Reproduce all of the data below without alteration; exclude every picture.
------------------------------------------------------------
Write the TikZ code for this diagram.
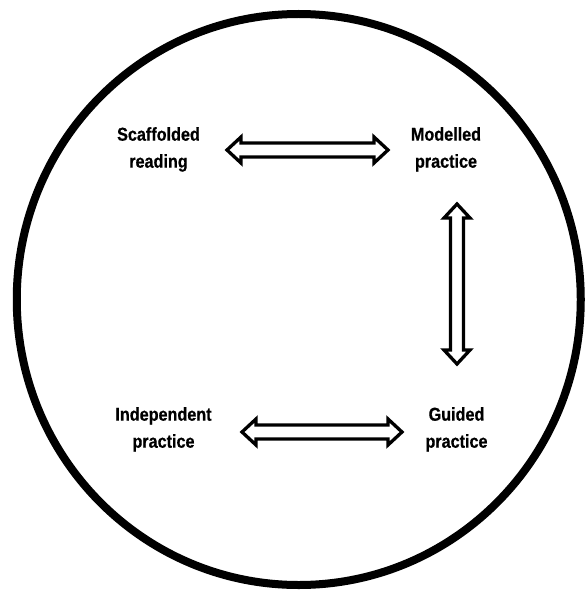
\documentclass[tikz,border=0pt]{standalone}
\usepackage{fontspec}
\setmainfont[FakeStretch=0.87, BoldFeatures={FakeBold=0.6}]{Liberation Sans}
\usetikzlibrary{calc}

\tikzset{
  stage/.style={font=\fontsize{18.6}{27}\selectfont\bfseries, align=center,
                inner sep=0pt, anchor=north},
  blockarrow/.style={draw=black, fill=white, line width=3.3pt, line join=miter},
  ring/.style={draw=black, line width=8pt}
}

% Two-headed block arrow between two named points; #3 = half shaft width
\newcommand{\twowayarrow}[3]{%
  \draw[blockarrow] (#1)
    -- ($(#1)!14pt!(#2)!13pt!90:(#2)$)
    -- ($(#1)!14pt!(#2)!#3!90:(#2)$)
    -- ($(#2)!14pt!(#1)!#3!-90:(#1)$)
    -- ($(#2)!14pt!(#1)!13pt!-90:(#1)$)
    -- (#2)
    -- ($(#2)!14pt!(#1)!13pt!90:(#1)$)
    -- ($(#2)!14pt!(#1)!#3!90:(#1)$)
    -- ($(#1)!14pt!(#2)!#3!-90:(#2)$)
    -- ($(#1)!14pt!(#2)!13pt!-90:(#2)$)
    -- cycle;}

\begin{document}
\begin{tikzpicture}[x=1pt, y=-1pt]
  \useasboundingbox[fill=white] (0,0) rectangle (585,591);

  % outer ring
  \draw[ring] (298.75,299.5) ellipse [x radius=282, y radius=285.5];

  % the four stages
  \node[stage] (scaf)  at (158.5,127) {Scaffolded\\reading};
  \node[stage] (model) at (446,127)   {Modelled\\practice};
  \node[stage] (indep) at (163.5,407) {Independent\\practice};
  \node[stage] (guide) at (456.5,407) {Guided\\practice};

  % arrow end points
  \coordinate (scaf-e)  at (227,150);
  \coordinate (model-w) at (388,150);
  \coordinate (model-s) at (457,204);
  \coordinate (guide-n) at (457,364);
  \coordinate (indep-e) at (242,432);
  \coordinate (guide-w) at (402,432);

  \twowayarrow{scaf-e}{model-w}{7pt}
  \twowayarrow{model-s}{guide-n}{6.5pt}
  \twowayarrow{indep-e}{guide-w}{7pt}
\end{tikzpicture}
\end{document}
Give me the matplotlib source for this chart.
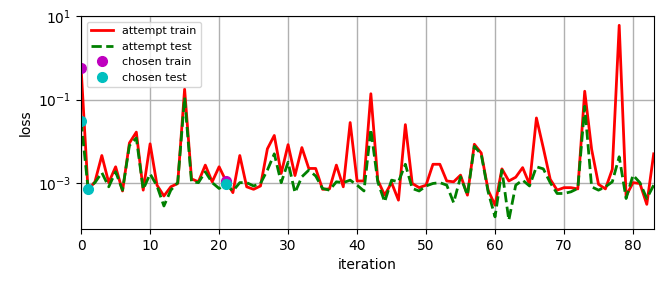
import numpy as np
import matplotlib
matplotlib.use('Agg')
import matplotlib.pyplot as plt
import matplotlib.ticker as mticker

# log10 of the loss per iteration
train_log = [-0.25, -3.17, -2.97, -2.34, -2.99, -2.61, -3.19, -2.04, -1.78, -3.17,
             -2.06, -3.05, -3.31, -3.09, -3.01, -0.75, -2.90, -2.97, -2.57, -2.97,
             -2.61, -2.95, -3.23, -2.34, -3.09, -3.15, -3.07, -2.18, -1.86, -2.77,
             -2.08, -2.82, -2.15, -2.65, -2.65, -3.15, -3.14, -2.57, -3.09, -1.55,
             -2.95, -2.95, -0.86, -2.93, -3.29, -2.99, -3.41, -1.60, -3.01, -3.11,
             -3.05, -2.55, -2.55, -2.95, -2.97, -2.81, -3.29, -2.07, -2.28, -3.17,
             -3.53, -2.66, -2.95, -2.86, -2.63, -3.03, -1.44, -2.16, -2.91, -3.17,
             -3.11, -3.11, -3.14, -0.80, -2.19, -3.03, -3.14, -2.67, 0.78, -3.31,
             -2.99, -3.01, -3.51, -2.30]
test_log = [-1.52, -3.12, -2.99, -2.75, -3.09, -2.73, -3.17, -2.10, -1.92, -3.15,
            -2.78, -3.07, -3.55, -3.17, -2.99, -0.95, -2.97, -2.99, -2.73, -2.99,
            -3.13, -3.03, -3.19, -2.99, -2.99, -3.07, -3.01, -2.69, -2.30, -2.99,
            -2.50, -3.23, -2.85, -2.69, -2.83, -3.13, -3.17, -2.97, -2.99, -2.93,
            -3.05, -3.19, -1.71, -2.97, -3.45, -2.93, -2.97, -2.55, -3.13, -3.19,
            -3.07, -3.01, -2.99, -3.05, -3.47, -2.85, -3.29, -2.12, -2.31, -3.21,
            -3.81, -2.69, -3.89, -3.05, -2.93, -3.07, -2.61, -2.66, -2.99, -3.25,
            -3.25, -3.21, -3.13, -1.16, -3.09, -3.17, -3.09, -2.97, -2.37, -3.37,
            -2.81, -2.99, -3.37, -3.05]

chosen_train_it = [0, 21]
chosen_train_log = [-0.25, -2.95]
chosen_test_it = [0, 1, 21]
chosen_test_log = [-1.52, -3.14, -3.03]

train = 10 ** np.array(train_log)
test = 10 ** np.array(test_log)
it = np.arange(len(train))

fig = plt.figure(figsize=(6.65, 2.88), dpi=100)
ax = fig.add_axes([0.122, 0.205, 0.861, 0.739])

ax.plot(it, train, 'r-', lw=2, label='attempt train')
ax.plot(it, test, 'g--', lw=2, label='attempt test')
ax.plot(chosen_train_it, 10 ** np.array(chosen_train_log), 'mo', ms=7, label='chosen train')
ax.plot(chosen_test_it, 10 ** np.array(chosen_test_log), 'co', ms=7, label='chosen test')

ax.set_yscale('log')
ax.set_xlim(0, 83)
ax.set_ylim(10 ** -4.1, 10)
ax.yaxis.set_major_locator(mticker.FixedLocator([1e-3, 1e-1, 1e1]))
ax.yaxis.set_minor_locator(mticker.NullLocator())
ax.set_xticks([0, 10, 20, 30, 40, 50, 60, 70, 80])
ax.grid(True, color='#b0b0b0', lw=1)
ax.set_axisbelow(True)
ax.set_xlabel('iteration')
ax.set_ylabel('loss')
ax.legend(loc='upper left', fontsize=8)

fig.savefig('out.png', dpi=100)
------------------------------------------------------------
> **Response**
Write the TikZ code for this diagram.
\documentclass[tikz,border=0pt]{standalone}
\usepackage{fontspec}
\setmainfont[FakeStretch=0.87, BoldFeatures={FakeBold=0.6}]{Liberation Sans}
\usetikzlibrary{calc}

\tikzset{
  stage/.style={font=\fontsize{18.6}{27}\selectfont\bfseries, align=center,
                inner sep=0pt, anchor=north},
  blockarrow/.style={draw=black, fill=white, line width=3.3pt, line join=miter},
  ring/.style={draw=black, line width=8pt}
}

% Two-headed block arrow between two named points; #3 = half shaft width
\newcommand{\twowayarrow}[3]{%
  \draw[blockarrow] (#1)
    -- ($(#1)!14pt!(#2)!13pt!90:(#2)$)
    -- ($(#1)!14pt!(#2)!#3!90:(#2)$)
    -- ($(#2)!14pt!(#1)!#3!-90:(#1)$)
    -- ($(#2)!14pt!(#1)!13pt!-90:(#1)$)
    -- (#2)
    -- ($(#2)!14pt!(#1)!13pt!90:(#1)$)
    -- ($(#2)!14pt!(#1)!#3!90:(#1)$)
    -- ($(#1)!14pt!(#2)!#3!-90:(#2)$)
    -- ($(#1)!14pt!(#2)!13pt!-90:(#2)$)
    -- cycle;}

\begin{document}
\begin{tikzpicture}[x=1pt, y=-1pt]
  \useasboundingbox[fill=white] (0,0) rectangle (585,591);

  % outer ring
  \draw[ring] (298.75,299.5) ellipse [x radius=282, y radius=285.5];

  % the four stages
  \node[stage] (scaf)  at (158.5,127) {Scaffolded\\reading};
  \node[stage] (model) at (446,127)   {Modelled\\practice};
  \node[stage] (indep) at (163.5,407) {Independent\\practice};
  \node[stage] (guide) at (456.5,407) {Guided\\practice};

  % arrow end points
  \coordinate (scaf-e)  at (227,150);
  \coordinate (model-w) at (388,150);
  \coordinate (model-s) at (457,204);
  \coordinate (guide-n) at (457,364);
  \coordinate (indep-e) at (242,432);
  \coordinate (guide-w) at (402,432);

  \twowayarrow{scaf-e}{model-w}{7pt}
  \twowayarrow{model-s}{guide-n}{6.5pt}
  \twowayarrow{indep-e}{guide-w}{7pt}
\end{tikzpicture}
\end{document}
Give me the matplotlib source for this chart.
import numpy as np
import matplotlib
matplotlib.use('Agg')
import matplotlib.pyplot as plt
import matplotlib.ticker as mticker

# log10 of the loss per iteration
train_log = [-0.25, -3.17, -2.97, -2.34, -2.99, -2.61, -3.19, -2.04, -1.78, -3.17,
             -2.06, -3.05, -3.31, -3.09, -3.01, -0.75, -2.90, -2.97, -2.57, -2.97,
             -2.61, -2.95, -3.23, -2.34, -3.09, -3.15, -3.07, -2.18, -1.86, -2.77,
             -2.08, -2.82, -2.15, -2.65, -2.65, -3.15, -3.14, -2.57, -3.09, -1.55,
             -2.95, -2.95, -0.86, -2.93, -3.29, -2.99, -3.41, -1.60, -3.01, -3.11,
             -3.05, -2.55, -2.55, -2.95, -2.97, -2.81, -3.29, -2.07, -2.28, -3.17,
             -3.53, -2.66, -2.95, -2.86, -2.63, -3.03, -1.44, -2.16, -2.91, -3.17,
             -3.11, -3.11, -3.14, -0.80, -2.19, -3.03, -3.14, -2.67, 0.78, -3.31,
             -2.99, -3.01, -3.51, -2.30]
test_log = [-1.52, -3.12, -2.99, -2.75, -3.09, -2.73, -3.17, -2.10, -1.92, -3.15,
            -2.78, -3.07, -3.55, -3.17, -2.99, -0.95, -2.97, -2.99, -2.73, -2.99,
            -3.13, -3.03, -3.19, -2.99, -2.99, -3.07, -3.01, -2.69, -2.30, -2.99,
            -2.50, -3.23, -2.85, -2.69, -2.83, -3.13, -3.17, -2.97, -2.99, -2.93,
            -3.05, -3.19, -1.71, -2.97, -3.45, -2.93, -2.97, -2.55, -3.13, -3.19,
            -3.07, -3.01, -2.99, -3.05, -3.47, -2.85, -3.29, -2.12, -2.31, -3.21,
            -3.81, -2.69, -3.89, -3.05, -2.93, -3.07, -2.61, -2.66, -2.99, -3.25,
            -3.25, -3.21, -3.13, -1.16, -3.09, -3.17, -3.09, -2.97, -2.37, -3.37,
            -2.81, -2.99, -3.37, -3.05]

chosen_train_it = [0, 21]
chosen_train_log = [-0.25, -2.95]
chosen_test_it = [0, 1, 21]
chosen_test_log = [-1.52, -3.14, -3.03]

train = 10 ** np.array(train_log)
test = 10 ** np.array(test_log)
it = np.arange(len(train))

fig = plt.figure(figsize=(6.65, 2.88), dpi=100)
ax = fig.add_axes([0.122, 0.205, 0.861, 0.739])

ax.plot(it, train, 'r-', lw=2, label='attempt train')
ax.plot(it, test, 'g--', lw=2, label='attempt test')
ax.plot(chosen_train_it, 10 ** np.array(chosen_train_log), 'mo', ms=7, label='chosen train')
ax.plot(chosen_test_it, 10 ** np.array(chosen_test_log), 'co', ms=7, label='chosen test')

ax.set_yscale('log')
ax.set_xlim(0, 83)
ax.set_ylim(10 ** -4.1, 10)
ax.yaxis.set_major_locator(mticker.FixedLocator([1e-3, 1e-1, 1e1]))
ax.yaxis.set_minor_locator(mticker.NullLocator())
ax.set_xticks([0, 10, 20, 30, 40, 50, 60, 70, 80])
ax.grid(True, color='#b0b0b0', lw=1)
ax.set_axisbelow(True)
ax.set_xlabel('iteration')
ax.set_ylabel('loss')
ax.legend(loc='upper left', fontsize=8)

fig.savefig('out.png', dpi=100)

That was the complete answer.